Merit Badge College
Scouts go to court for merits
A group of area Boy Scouts made an appearance Saturday morning in Webster County Magistrate Court in front of the Honorable William Habhab.
But none of the Scouts were there for an initial appearance.
They were there, instead, to learn about how the court system functions by seeing it in action first hand.
By doing that, they also fulfill the requirements for the Scout Law Merit Badge.
The field trip to the Webster County Law Enforcement Center — where Magistrate Court is held — was one of many sessions for a variety of merit badges as part of an all-day Merit Badge College in Fort Dodge.
For the Scouts visiting court, their first experience was watching defendants make their initial appearance on a variety of charges — from one was as serious as a class D felony to a case of a dog running loose.
Assistant Webster County Attorney Hans Becker spoke to the Scouts after court adjourned.
“This is the first step of the criminal justice system,” Becker told them.
He explained that his job includes advising law enforcement on the proper charges to file, being on call and later, as a case progresses, helping steer defendants into treatment programs or Drug Court.
Several of Saturday morning’s defendants had already been released on bond.
Magistrate Habhab filled the Scouts in on the process.
“When someone is arrested, there can be a bond requirement,” Habhab said. “If they can’t post the bond they stay in jail until their case.”
The court ensures that defendants also have legal representation.

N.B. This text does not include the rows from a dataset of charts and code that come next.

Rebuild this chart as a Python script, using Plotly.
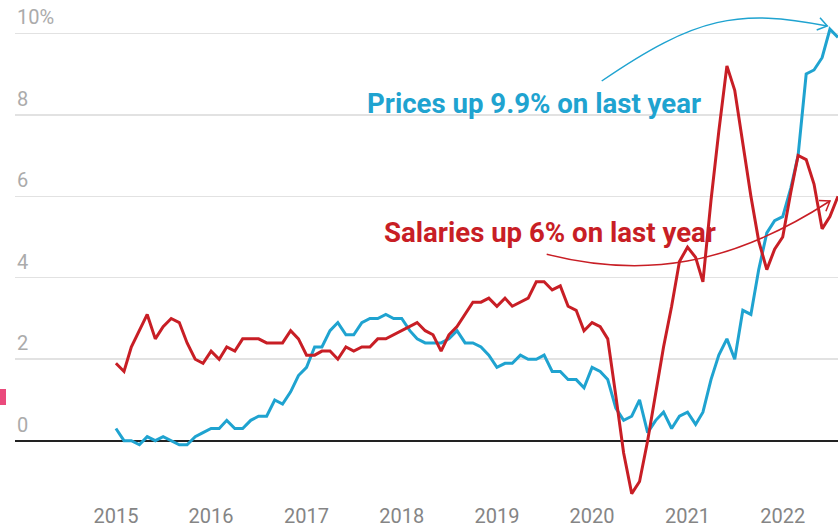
import plotly.graph_objects as go
import pandas as pd

# ---- data ----
months = pd.date_range("2015-01-01", "2022-08-01", freq="MS")

prices = [
    0.3, 0.0, 0.0, -0.1, 0.1, 0.0, 0.1, 0.0, -0.1, -0.1, 0.1, 0.2,
    0.3, 0.3, 0.5, 0.3, 0.3, 0.5, 0.6, 0.6, 1.0, 0.9, 1.2, 1.6,
    1.8, 2.3, 2.3, 2.7, 2.9, 2.6, 2.6, 2.9, 3.0, 3.0, 3.1, 3.0,
    3.0, 2.7, 2.5, 2.4, 2.4, 2.4, 2.5, 2.7, 2.4, 2.4, 2.3, 2.1,
    1.8, 1.9, 1.9, 2.1, 2.0, 2.0, 2.1, 1.7, 1.7, 1.5, 1.5, 1.3,
    1.8, 1.7, 1.5, 0.8, 0.5, 0.6, 1.0, 0.2, 0.5, 0.7, 0.3, 0.6,
    0.7, 0.4, 0.7, 1.5, 2.1, 2.5, 2.0, 3.2, 3.1, 4.2, 5.1, 5.4,
    5.5, 6.2, 7.0, 9.0, 9.1, 9.4, 10.1, 9.9,
]

salaries = [
    1.9, 1.7, 2.3, 2.7, 3.1, 2.5, 2.8, 3.0, 2.9, 2.4, 2.0, 1.9,
    2.2, 2.0, 2.3, 2.2, 2.5, 2.5, 2.5, 2.4, 2.4, 2.4, 2.7, 2.5,
    2.1, 2.1, 2.2, 2.2, 2.0, 2.3, 2.2, 2.3, 2.3, 2.5, 2.5, 2.6,
    2.7, 2.8, 2.9, 2.7, 2.6, 2.2, 2.6, 2.8, 3.1, 3.4, 3.4, 3.5,
    3.3, 3.5, 3.3, 3.4, 3.5, 3.9, 3.9, 3.7, 3.8, 3.3, 3.2, 2.7,
    2.9, 2.8, 2.5, 1.1, -0.3, -1.3, -1.0, 0.0, 1.15, 2.3, 3.3, 4.4,
    4.75, 4.5, 3.9, 5.9, 7.6, 9.2, 8.6, 7.3, 6.0, 4.9, 4.2, 4.7,
    5.0, 6.1, 7.0, 6.9, 6.3, 5.2, 5.5, 6.0,
]

x_tick_vals = ["2015-01-01", "2016-01-01", "2017-01-01", "2018-01-01",
               "2019-01-01", "2020-01-01", "2021-01-01", "2022-01-01"]
x_tick_text = ["2015", "2016", "2017", "2018", "2019", "2020", "2021", "2022"]
y_tick_vals = [10, 8, 6, 4, 2, 0]
y_tick_text = ["10%", "8", "6", "4", "2", "0"]

BLUE = "#1fa3d0"
RED = "#c81e25"
FONT = "Roboto"

W, H = 838, 525
ML, MR, MT, MB = 15, 0, 10, 25
PW, PH = W - ML - MR, H - MT - MB


def px(v):
    return (v - ML) / PW


def py(v):
    return (H - MB - v) / PH


fig = go.Figure()
fig.add_trace(go.Scatter(x=months, y=prices, mode="lines",
                         line=dict(color=BLUE, width=3), hoverinfo="skip"))
fig.add_trace(go.Scatter(x=months, y=salaries, mode="lines",
                         line=dict(color=RED, width=3), hoverinfo="skip"))

annotations = []
for v, t in zip(y_tick_vals, y_tick_text):
    annotations.append(dict(x=0, xref="paper", y=v, yref="y", text=t,
                            showarrow=False, xanchor="left", yanchor="middle",
                            xshift=0, yshift=16,
                            font=dict(family=FONT, size=20, color="#ababab")))

annotations.append(dict(x=px(533.5), y=py(104), xref="paper", yref="paper",
                        text="Prices up 9.9% on last year", showarrow=False,
                        xanchor="center", yanchor="middle",
                        font=dict(family=FONT, size=27.6, color=BLUE, weight="bold")))
annotations.append(dict(x=px(549.5), y=py(232), xref="paper", yref="paper",
                        text="Salaries up 6% on last year", showarrow=False,
                        xanchor="center", yanchor="middle",
                        font=dict(family=FONT, size=27.6, color=RED, weight="bold")))


def P(x, y):
    return f"{px(x):.5f},{py(y):.5f}"


shapes = [
    dict(type="path", xref="paper", yref="paper",
         path=f"M {P(601.7, 81)} C {P(696.6, 16)} {P(739, 8.7)} {P(827.3, 26)}",
         line=dict(color=BLUE, width=1.5)),
    dict(type="path", xref="paper", yref="paper",
         path=f"M {P(820, 17.7)} L {P(827.3, 26)} L {P(816.7, 30)}",
         line=dict(color=BLUE, width=1.5)),
    dict(type="path", xref="paper", yref="paper",
         path=f"M {P(546.7, 254.3)} C {P(643.7, 278.8)} {P(730.2, 265.7)} {P(830, 201)}",
         line=dict(color=RED, width=1.5)),
    dict(type="path", xref="paper", yref="paper",
         path=f"M {P(819, 200.6)} L {P(830, 201)} L {P(825.9, 211.2)}",
         line=dict(color=RED, width=1.5)),
    dict(type="rect", xref="paper", yref="paper",
         x0=px(0), x1=px(6), y0=py(405), y1=py(389),
         fillcolor="#ea4a7c", line=dict(width=0)),
]

fig.update_layout(
    width=W, height=H,
    margin=dict(l=ML, r=MR, t=MT, b=MB),
    paper_bgcolor="white", plot_bgcolor="white",
    showlegend=False,
    font=dict(family=FONT),
    annotations=annotations,
    shapes=shapes,
    xaxis=dict(
        type="date",
        range=["2013-12-10", "2022-08-01"],
        tickmode="array", tickvals=x_tick_vals, ticktext=x_tick_text,
        tickfont=dict(family=FONT, size=20, color="#858585"),
        ticklabelstandoff=2, automargin=False,
        showgrid=False, zeroline=False, showline=False, ticks="",
        fixedrange=True,
    ),
    yaxis=dict(
        range=[-(H - MB - 440.7) / 40.74, (440.7 - MT) / 40.74],
        tickmode="array", tickvals=y_tick_vals, showticklabels=False,
        showgrid=True, gridcolor="#e2e2e2", gridwidth=1.5,
        zeroline=True, zerolinecolor="#222222", zerolinewidth=1.8,
        showline=False, ticks="", fixedrange=True, automargin=False,
    ),
)

fig.write_html(
    "out.html",
    config={"displayModeBar": False, "staticPlot": True},
    post_script="document.body.style.margin='0';document.body.style.overflow='hidden';",
)
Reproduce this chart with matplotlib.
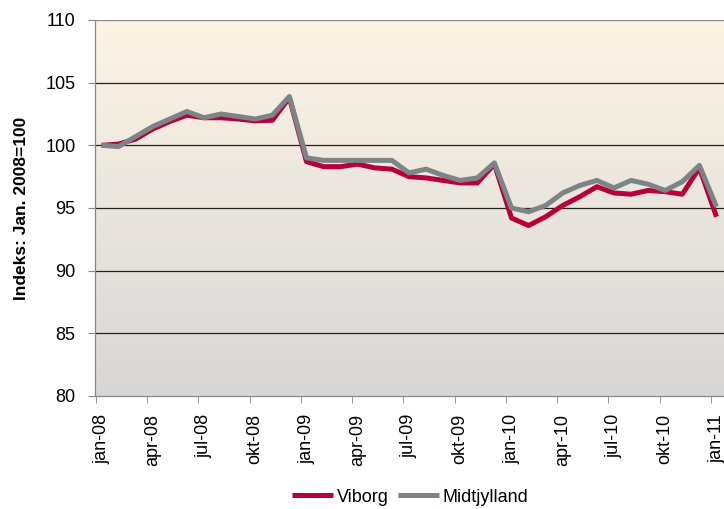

“The Supreme Court has said that when someone is facing incarceration they’re entitled to a lawyer,” Habhab told them. “A lot come in for charges where they’re not facing jail time, though.”
For those cases, when the defendant hadn’t posted bail, they appear on the closed-circuit TV system connected to the jail on the third floor.
Habhab told the Scouts that he likes the system.
“Before, everybody was marched in in their jail suits and usually cuffed,” he said. “It’s more efficient, safer and court moves much more quickly.”
The system also satisfies the constitutional requirement to be present at any and all court actions related to one’s case.
“Being present on a video lead is acceptable,” Habhab explained.
For any of the Scouts contemplating a career as an attorney, Becker let them know the path ahead.
“You have to finish high school, then apply to college. Once you have a four-year degree, you can take the LSAT — or the Law School Admission Test.”
Then it’s on to law school for three years and, once that’s completed, taking the bar exam.
“After all that,” Becker told them, “you’ll be sworn in as a lawyer.”
Of course, no court session is complete without a bailiff.
Webster County Sheriff’s Deputy Brett Knippel served in that role Saturday.
“My duties here this morning, besides being a road deputy, is serving as a bailiff for the court,” he explained.
Those duties include helping out with the paperwork, protecting the judge and serving as security for others in the courtroom.
“I’m here to protect you too,” he told the Scouts.